### Brief
Reproduce the listing below exactly, beginning with its first line and ending with the line that holds "color='#888888', direction='out', pad=8)"; pictures are not part of the copy.

═══ Provided data ═══

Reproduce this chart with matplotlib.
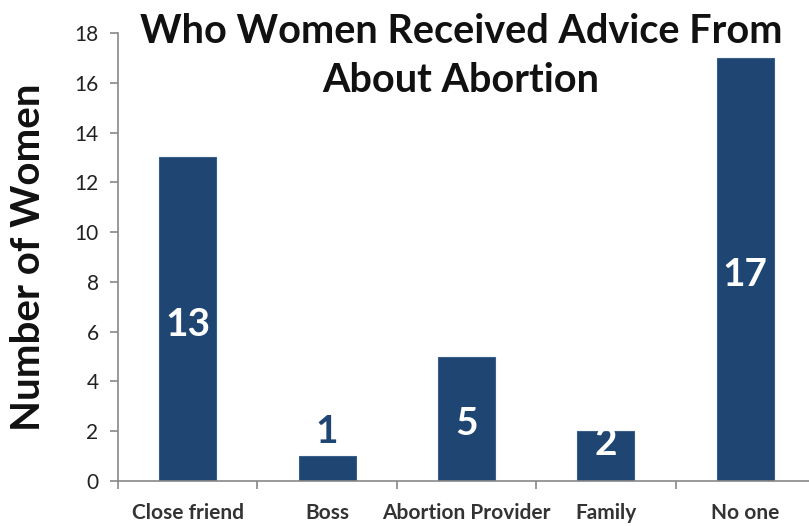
import matplotlib
matplotlib.use("Agg")
import matplotlib.pyplot as plt

categories = ["Close friend", "Boss", "Abortion Provider", "Family", "No one"]
values = [13, 1, 5, 2, 17]
yticks = [0, 2, 4, 6, 8, 10, 12, 14, 16, 18]

plt.rcParams['font.family'] = ['Lato', 'DejaVu Sans']

W, H = 809, 526
fig = plt.figure(figsize=(W / 100, H / 100), dpi=100)
ax_left, ax_right = 118, 815
ax_bottom, ax_top = 481, 33
ax = fig.add_axes([ax_left / W, 1 - ax_bottom / H, (ax_right - ax_left) / W, (ax_bottom - ax_top) / H])

bar_color = '#1F4573'
x = list(range(len(categories)))
ax.bar(x, values, width=0.41, color=bar_color, edgecolor='#3A5E8A', linewidth=0.8, zorder=2)

ax.set_xlim(-0.5, len(categories) - 0.5)
ax.set_ylim(0, 18)
ax.set_yticks(yticks)
ax.set_yticklabels([str(t) for t in yticks], fontsize=15, color='#222222')

ax.set_xticks(x)
ax.set_xticklabels(categories, fontsize=15, fontweight='bold', color='#333333')
ax.tick_params(axis='x', length=0, pad=16)
ax.set_xticks([i - 0.5 for i in range(len(categories) + 1)], minor=True)
ax.tick_params(axis='x', which='minor', length=6, width=1.2, color='#888888', direction='out')
ax.tick_params(axis='y', length=6, width=1.2, color='#888888', direction='out', pad=8)

for s in ['top', 'right']:
    ax.spines[s].set_visible(False)
for s in ['left', 'bottom']:
    ax.spines[s].set_color('#888888')
    ax.spines[s].set_linewidth(1.2)

ax.set_ylabel("Number of Women", fontsize=29, fontweight='bold', color='#111111', labelpad=20)

# value labels
for i, v in enumerate(values):
    if v >= 5:
        ax.text(i, v / 2 - 0.2, str(v), ha='center', va='center', color='white', fontsize=28, fontweight='bold')
    elif v >= 2:
        ax.text(i, v - 0.5, str(v), ha='center', va='center', color='white', fontsize=28, fontweight='bold')
    else:
        ax.text(i, v + 1.0, str(v), ha='center', va='center', color=bar_color, fontsize=28, fontweight='bold')

fig.text(461 / W, 1 - 56 / H, "Who Women Received Advice From\nAbout Abortion", ha='center', va='center',
         fontsize=28.5, fontweight='bold', color='#111111', linespacing=1.42)

fig.savefig("out.png", dpi=100)
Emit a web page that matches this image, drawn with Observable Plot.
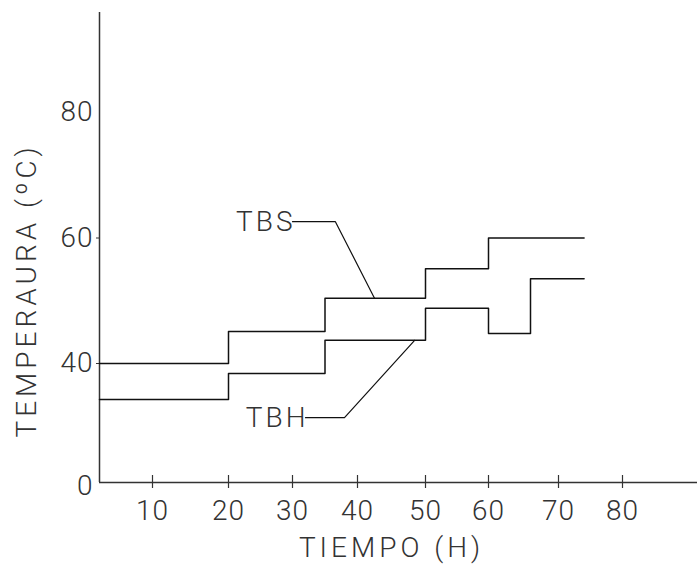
<!DOCTYPE html>
<html>
<head>
<meta charset="utf-8">
<script src="https://cdn.jsdelivr.net/npm/d3@7"></script>
<script src="https://cdn.jsdelivr.net/npm/@observablehq/plot@0.6"></script>
<style>
  html, body { margin: 0; padding: 0; background: #fff; }
</style>
</head>
<body>
<div id="chart"></div>
<script>
// Time (h) and temperature (ºC) series
const tiempo = [0, 20, 35, 50, 60, 66, 74];
const tbs    = [40, 45.1, 50.4, 55.1, 60, 60, 60];
const tbh    = [27.9, 36.6, 43.7, 48.8, 44.8, 53.5, 53.5];

// Axis ticks
const xTicks = [10, 20, 30, 40, 50, 60, 70, 80];
const yTicks = [40, 60];
const yTop = [80];
const yZero = [0];

// Series labels with leader lines (data coordinates)
const labels = ["TBS", "TBH"];
const labelX = [30, 32];
const labelY = [62.6, 21.8];
const leaderTBS_x = [30, 36.6, 42.5];
const leaderTBS_y = [62.6, 62.6, 50.4];
const leaderTBH_x = [32, 38, 48.4];
const leaderTBH_y = [21.8, 21.8, 43.7];

const series = [];
tiempo.forEach((t, i) => {
  series.push({serie: "TBS", t, v: tbs[i]});
  series.push({serie: "TBH", t, v: tbh[i]});
});
const leaders = [];
leaderTBS_x.forEach((x, i) => leaders.push({k: "TBS", x, y: leaderTBS_y[i]}));
leaderTBH_x.forEach((x, i) => leaders.push({k: "TBH", x, y: leaderTBH_y[i]}));
const labelData = labels.map((s, i) => ({s, x: labelX[i], y: labelY[i]}));

// Hand-drawn (uneven) axis graduations of the original: piecewise maps
const xMap = d3.scaleLinear()
  .domain([0, 10, 20, 30, 40, 50, 60, 70, 80, 90])
  .range([0, 53, 129, 193, 258, 326, 389, 459, 523, 598]);
const yMap = d3.scaleLinear()
  .domain([0, 40, 80])
  .range([0, 119, 370]);

const font = {fontFamily: "Roboto", fontSize: 28, fontWeight: 300};
const ink = "#333";

const chart = Plot.plot({
  width: 698,
  height: 564,
  marginLeft: 99,
  marginRight: 1,
  marginTop: 12,
  marginBottom: 82,
  style: {fontFamily: "Roboto", fontSize: "28px", fontWeight: 300, color: ink, background: "#fff"},
  x: {transform: xMap, domain: [0, 598], range: [99, 697]},
  y: {transform: yMap, domain: [0, 370], range: [482, 112]},
  marks: [
    Plot.ruleX([0], {x: d => d, stroke: "#333", strokeWidth: 1.5}),
    Plot.ruleY([0], {y: d => d, stroke: "#333", strokeWidth: 1.5}),
    Plot.axisX(xTicks, {tickSize: 13, dy: -7, tickFormat: () => "", label: null, stroke: "#333", strokeWidth: 1.2}),
    Plot.axisX(xTicks, {tickSize: 0, tickPadding: 18, label: null, fill: ink, ...font}),
    Plot.axisY(yTicks, {tickSize: 3, tickPadding: 3, label: null, fill: ink, stroke: "#333", ...font}),
    Plot.axisY(yTop, {tickSize: 0, tickPadding: 6, label: null, fill: ink, ...font}),
    Plot.axisY(yZero, {tickSize: 0, tickPadding: 6, dy: 4, label: null, fill: ink, ...font}),
    Plot.line(series, {x: "t", y: "v", z: "serie", curve: "step-after", stroke: "#111", strokeWidth: 1.5}),
    Plot.line(leaders, {x: "x", y: "y", z: "k", stroke: "#111", strokeWidth: 1.2}),
    Plot.text(labelData, {x: "x", y: "y", text: "s", textAnchor: "end", dx: 3, fill: ink, ...font}),
    Plot.text(["TIEMPO (H)"], {frameAnchor: "bottom", textAnchor: "middle", lineAnchor: "middle",
      dx: -7, dy: 66, fill: ink, ...font}),
    Plot.text(["TEMPERAURA (ºC)"], {frameAnchor: "left", textAnchor: "middle", lineAnchor: "middle",
      rotate: -90, dx: -72, dy: 43, fill: ink, ...font})
  ]
});
// letter spacing for the wide, stroke-font look of the original
d3.select(chart).selectAll("text").style("letter-spacing", "1px");
d3.select(chart).selectAll("text").filter(function() {
  const t = this.textContent;
  return t === "TIEMPO (H)" || t === "TEMPERAURA (ºC)";
}).style("letter-spacing", "4px");
d3.select(chart).selectAll("text").filter(function() {
  const t = this.textContent;
  return t === "TBS" || t === "TBH";
}).style("letter-spacing", "3px");
document.getElementById("chart").appendChild(chart);
</script>
</body>
</html>
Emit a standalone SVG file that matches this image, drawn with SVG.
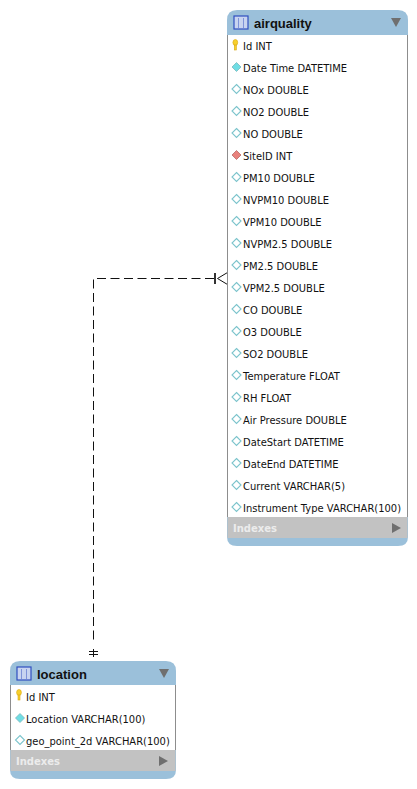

═══

### Finished answer
Reproduce this chart with matplotlib.
import matplotlib
matplotlib.use("Agg")
import matplotlib.pyplot as plt

categories = ["Close friend", "Boss", "Abortion Provider", "Family", "No one"]
values = [13, 1, 5, 2, 17]
yticks = [0, 2, 4, 6, 8, 10, 12, 14, 16, 18]

plt.rcParams['font.family'] = ['Lato', 'DejaVu Sans']

W, H = 809, 526
fig = plt.figure(figsize=(W / 100, H / 100), dpi=100)
ax_left, ax_right = 118, 815
ax_bottom, ax_top = 481, 33
ax = fig.add_axes([ax_left / W, 1 - ax_bottom / H, (ax_right - ax_left) / W, (ax_bottom - ax_top) / H])

bar_color = '#1F4573'
x = list(range(len(categories)))
ax.bar(x, values, width=0.41, color=bar_color, edgecolor='#3A5E8A', linewidth=0.8, zorder=2)

ax.set_xlim(-0.5, len(categories) - 0.5)
ax.set_ylim(0, 18)
ax.set_yticks(yticks)
ax.set_yticklabels([str(t) for t in yticks], fontsize=15, color='#222222')

ax.set_xticks(x)
ax.set_xticklabels(categories, fontsize=15, fontweight='bold', color='#333333')
ax.tick_params(axis='x', length=0, pad=16)
ax.set_xticks([i - 0.5 for i in range(len(categories) + 1)], minor=True)
ax.tick_params(axis='x', which='minor', length=6, width=1.2, color='#888888', direction='out')
ax.tick_params(axis='y', length=6, width=1.2, color='#888888', direction='out', pad=8)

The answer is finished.